Irene’s financial consequences

by Tom Pelham and Bruce Lisman

There are two indisputable consequences of Tropical Storm Irene. First, the roads and bridges destroyed by Irene are vital to Vermont’s economy and must be restored. Secondly, someone’s going to pay the bill. As we recover from Irene’s havoc, we must act to best enhance the future prosperity of Vermonters.

Cost estimates for restoring our transportation system are still coming in, but last week the Shumlin Administration put the price tag in the vicinity of $500 million while sounding the alarm that Vermont faces an “absolute” financial calamity if Vermont doesn’t receive a congressional waiver for additional federal aid. Currently, federal aid is capped at $100 million. If Congress fails to act, rather than raise taxes, the Shumlin administration suggests other transportation projects important to Vermonters be delayed.

We can hope Congress provides Vermont the needed waiver; but it’s not a guaranteed outcome. The federal budget crisis is real and severe and the highly partisan and dysfunctional relationship between democrats and republicans strain even modest hope. To succeed with less federal aid, we must step back and re-evaluate our spending priorities at the state level, while relentlessly pursuing a vibrant economy. Raising taxes or delaying important transportation projects are not the only way forward, and certainly not the best choices for promoting prosperity and a strong economy.

The better choice is to return Motor Vehicle Purchase and Use tax revenues, derived from a tax on vehicle sales, to the Transportation Fund and dedicate these revenues to financing the costs of Irene. Prior to Act 60, all Motor Vehicle Purchase and Use taxes went into the Transportation Fund. With Act 60, these tax revenues were split, with two-thirds going to the Transportation Fund and one-third to the Education Fund. For fiscal year 2013, the Education Fund’s share is estimated at $29.3 million.

At current interest rates, $29.3 million a year can finance $360 million if dedicated to the repayment of 20 year bonds. Restoring Vermont’s highway and bridge system is a perfect match for such bonds. Vermont can pay for this necessary work without raising taxes and without deferring other important transportation projects. Should a federal waiver be granted, Vermont then has two good options to address the costs of Irene.
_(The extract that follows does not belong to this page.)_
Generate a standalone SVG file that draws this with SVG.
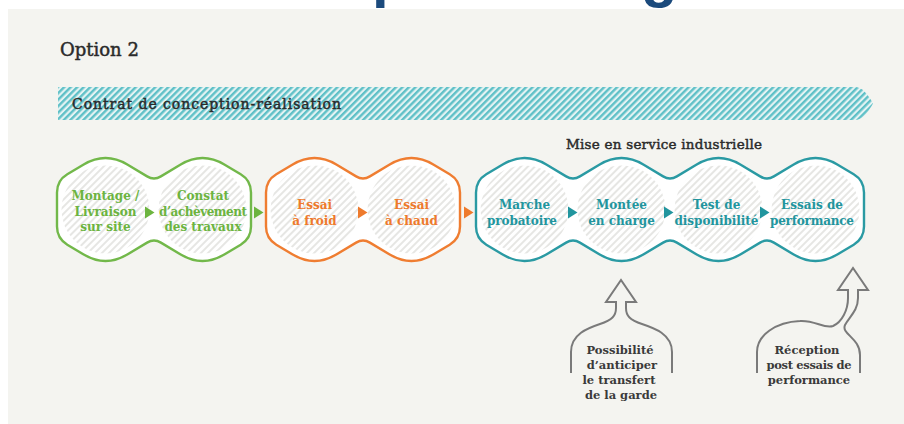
<svg xmlns="http://www.w3.org/2000/svg" width="904" height="424" viewBox="0 0 904 424">
  <defs>
    <pattern id="hatchGray" width="5" height="5" patternUnits="userSpaceOnUse" patternTransform="rotate(45)">
      <rect width="5" height="5" fill="#ffffff"/>
      <line x1="1" y1="0" x2="1" y2="5" stroke="#e0e0dd" stroke-width="1.6"/>
    </pattern>
    <pattern id="hatchTeal" width="4.6" height="4.6" patternUnits="userSpaceOnUse" patternTransform="rotate(45)">
      <rect width="4.6" height="4.6" fill="#e4f3f3"/>
      <line x1="1.2" y1="0" x2="1.2" y2="4.6" stroke="#5fc0c7" stroke-width="2.4"/>
    </pattern>
    <path id="chain2" d="M0,17 L0,-17 Q0,-29 10.3,-35.16 L26.7,-44.95 Q48.5,-58 70.3,-44.95 L90.1,-33.1 Q97,-29 103.9,-33.1 L123.7,-44.95 Q145.5,-58 167.3,-44.95 L183.7,-35.16 Q194,-29 194,-17 L194,17 Q194,29 183.7,35.16 L167.3,44.95 Q145.5,58 123.7,44.95 L103.9,33.1 Q97,29 90.1,33.1 L70.3,44.95 Q48.5,58 26.7,44.95 L10.3,35.16 Q0,29 0,17 Z"/>
    <path id="chain4" d="M0,17 L0,-17 Q0,-29 10.3,-35.16 L26.7,-44.95 Q48.5,-58 70.3,-44.95 L90.1,-33.1 Q97,-29 103.9,-33.1 L123.7,-44.95 Q145.5,-58 167.3,-44.95 L187.1,-33.1 Q194,-29 200.9,-33.1 L220.7,-44.95 Q242.5,-58 264.3,-44.95 L284.1,-33.1 Q291,-29 297.9,-33.1 L317.7,-44.95 Q339.5,-58 361.3,-44.95 L377.7,-35.16 Q388,-29 388,-17 L388,17 Q388,29 377.7,35.16 L361.3,44.95 Q339.5,58 317.7,44.95 L297.9,33.1 Q291,29 284.1,33.1 L264.3,44.95 Q242.5,58 220.7,44.95 L200.9,33.1 Q194,29 187.1,33.1 L167.3,44.95 Q145.5,58 123.7,44.95 L103.9,33.1 Q97,29 90.1,33.1 L70.3,44.95 Q48.5,58 26.7,44.95 L10.3,35.16 Q0,29 0,17 Z"/>
    <polygon id="tri" points="0,-6 9.5,0 0,6"/>
  </defs>
  <style>
    .slab { font-family: "DejaVu Serif", "Liberation Serif", serif; }
    .heavy { stroke: #2a2a2a; stroke-width: 0.45; }
    .lbl { font-family: "DejaVu Serif", "Liberation Serif", serif; font-weight: bold; font-size: 12px; text-anchor: middle; }
    .g { fill: #6cb43f; }
    .o { fill: #ee7a2c; }
    .t { fill: #21959e; }
    .note { font-family: "DejaVu Serif", "Liberation Serif", serif; font-weight: bold; font-size: 11.5px; fill: #3a3a3a; text-anchor: middle; }
    .chain { fill: #ffffff; stroke-width: 2.4; }
    .inner { fill: url(#hatchGray); }
    .bigarrow { fill: none; stroke: #7a7a7a; stroke-width: 2; stroke-linejoin: miter; }
  </style>

  <rect x="0" y="0" width="904" height="424" fill="#ffffff"/>
  <text x="372" y="-4" font-family="Liberation Sans, Arial, sans-serif" font-weight="bold" font-size="60" fill="#1b4a7c">p</text>
  <text x="641" y="-4" font-family="Liberation Sans, Arial, sans-serif" font-weight="bold" font-size="60" fill="#1b4a7c">g</text>
  <rect x="8" y="9" width="896" height="415" fill="#f4f4f0"/>

  <text x="60" y="56" class="slab heavy" font-size="18" fill="#2b2b2b">Option 2</text>

  <g id="banner">
    <path d="M58,87 L855,87 Q864,87 873,103.5 Q864,120 855,120 L58,120 Z" fill="url(#hatchTeal)"/>
    <text x="72" y="109" class="slab heavy" font-size="14" fill="#2a2a2a" stroke-width="0.35" textLength="269">Contrat de conception-réalisation</text>
  </g>

  <g id="green-group">
    <use href="#chain2" transform="translate(57,209.5)" class="chain" stroke="#72b84a"/>
    <circle cx="105.5" cy="209.5" r="44" class="inner"/>
    <circle cx="202.5" cy="209.5" r="44" class="inner"/>
  </g>
  <g id="node-montage">
    <text class="lbl g" x="105.5" y="200">Montage /</text>
    <text class="lbl g" x="105.5" y="215.5">Livraison</text>
    <text class="lbl g" x="105.5" y="231">sur site</text>
  </g>
  <g id="node-constat">
    <text class="lbl g" x="203" y="200">Constat</text>
    <text class="lbl g" x="203" y="215.5" textLength="88">d’achèvement</text>
    <text class="lbl g" x="203" y="231">des travaux</text>
  </g>

  <g id="orange-group">
    <use href="#chain2" transform="translate(266,209.5)" class="chain" stroke="#ef7d31"/>
    <circle cx="314.5" cy="209.5" r="44" class="inner"/>
    <circle cx="411.5" cy="209.5" r="44" class="inner"/>
  </g>
  <g id="node-froid">
    <text class="lbl o" x="314.5" y="209">Essai</text>
    <text class="lbl o" x="314.5" y="224.5">à froid</text>
  </g>
  <g id="node-chaud">
    <text class="lbl o" x="411.5" y="209">Essai</text>
    <text class="lbl o" x="411.5" y="224.5">à chaud</text>
  </g>

  <g id="teal-group">
    <text x="664" y="149" class="slab heavy" font-size="13.5" fill="#2a2a2a" stroke-width="0.35" text-anchor="middle" textLength="196">Mise en service industrielle</text>
    <use href="#chain4" transform="translate(476,209.5)" class="chain" stroke="#2a9aa3"/>
    <circle cx="524.5" cy="209.5" r="44" class="inner"/>
    <circle cx="621.5" cy="209.5" r="44" class="inner"/>
    <circle cx="718.5" cy="209.5" r="44" class="inner"/>
    <circle cx="815.5" cy="209.5" r="44" class="inner"/>
  </g>
  <g id="node-marche">
    <text class="lbl t" x="524.5" y="209">Marche</text>
    <text class="lbl t" x="522" y="224.5" textLength="70">probatoire</text>
  </g>
  <g id="node-montee">
    <text class="lbl t" x="621.5" y="209">Montée</text>
    <text class="lbl t" x="621.5" y="224.5">en charge</text>
  </g>
  <g id="node-test">
    <text class="lbl t" x="716.5" y="209">Test de</text>
    <text class="lbl t" x="716.5" y="224.5" textLength="84">disponibilité</text>
  </g>
  <g id="node-perf">
    <text class="lbl t" x="812" y="209">Essais de</text>
    <text class="lbl t" x="812" y="224.5" textLength="84">performance</text>
  </g>

  <g id="connectors">
    <use href="#tri" x="145" y="212.5" class="g"/>
    <use href="#tri" x="254" y="212.5" class="g"/>
    <use href="#tri" x="358" y="212.5" class="o"/>
    <use href="#tri" x="464" y="212.5" class="o"/>
    <use href="#tri" x="568" y="212.5" class="t"/>
    <use href="#tri" x="664" y="212.5" class="t"/>
    <use href="#tri" x="760" y="212.5" class="t"/>
  </g>

  <g id="arrow-garde">
    <path class="bigarrow" d="M571,373 L571,352 C571,334 588,328 600,324 C612,320 616,316 616,308 L616,302 L606,302 L621,280 L636,302 L626,302 L626,308 C626,316 630,320 642,324 C654,328 672,334 672,352 L672,373"/>
    <text class="note" x="620" y="354">Possibilité</text>
    <text class="note" x="622" y="369">d’anticiper</text>
    <text class="note" x="619" y="384">le transfert</text>
    <text class="note" x="621" y="399">de la garde</text>
  </g>

  <g id="arrow-reception">
    <path class="bigarrow" d="M757,373 L757,352 C757,335 776,322 800,321 C815,320 824,329 833,326 C842,322 848,310 848,298 L848,290 L838,290 L853,268 L868,290 L858,290 L858,298 C858,311 849,317 845,325 C841,334 860,338 860,355 L860,373"/>
    <text class="note" x="807" y="354">Réception</text>
    <text class="note" x="809" y="369" textLength="85">post essais de</text>
    <text class="note" x="809" y="384">performance</text>
  </g>
</svg>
Such bonds can be issued both by the State of Vermont as well as the Vermont Municipal Bond Bank, thus spreading the credit risk over both the “full faith and credit” of the state and participating municipalities. By firmly dedicating these already existing Purchase and Use revenues to bond repayment, Vermont’s solid credit rating is supported. Further, raising Vermont’s “Rainy Day” fund from 5% to 8% of the budget, as the Governor already suggests, will help mollify Wall St. concerns. In any case, defending our bond rating in discussions with Wall St. is a better choice than raising taxes or delaying important transportation projects.

This sensible approach will require the Shumlin administration engage the powerful NEA and the education lobby, who might oppose this idea. Last year the Governor, with legislative approval, successfully raided the Education Fund of $23.2 million, pushing property taxes up. Property taxes need not be raised again. Given that Vermont’s ratio of pupils to teachers is the very best in the nation at 9.8 to 1 (the national average is 15.3), if the Legislature set the acceptable minimum ratio at 11.7 to 1, which would rank Vermont at second best with Virginia, over $70 million in education spending can be saved. Such savings can in turn support the return of the $29.3 million Purchase and Use revenues to the Transportation Fund as well as free up $40 million in property taxes, which municipalities can use to address their local costs of Irene clean-up or to lower property taxes.

Given the incredible fiscal pressures left by Irene, moving one notch down from the best to second best pupil-teacher ratio in the nation is a better choice than raising taxes, delaying important transportation projects, and undermining the future prosperity of Vermonters. With the current debate unfolding regarding tax increases to support Vermont’s health care reform, proposals for tax increases in other areas should be kept on the shelf.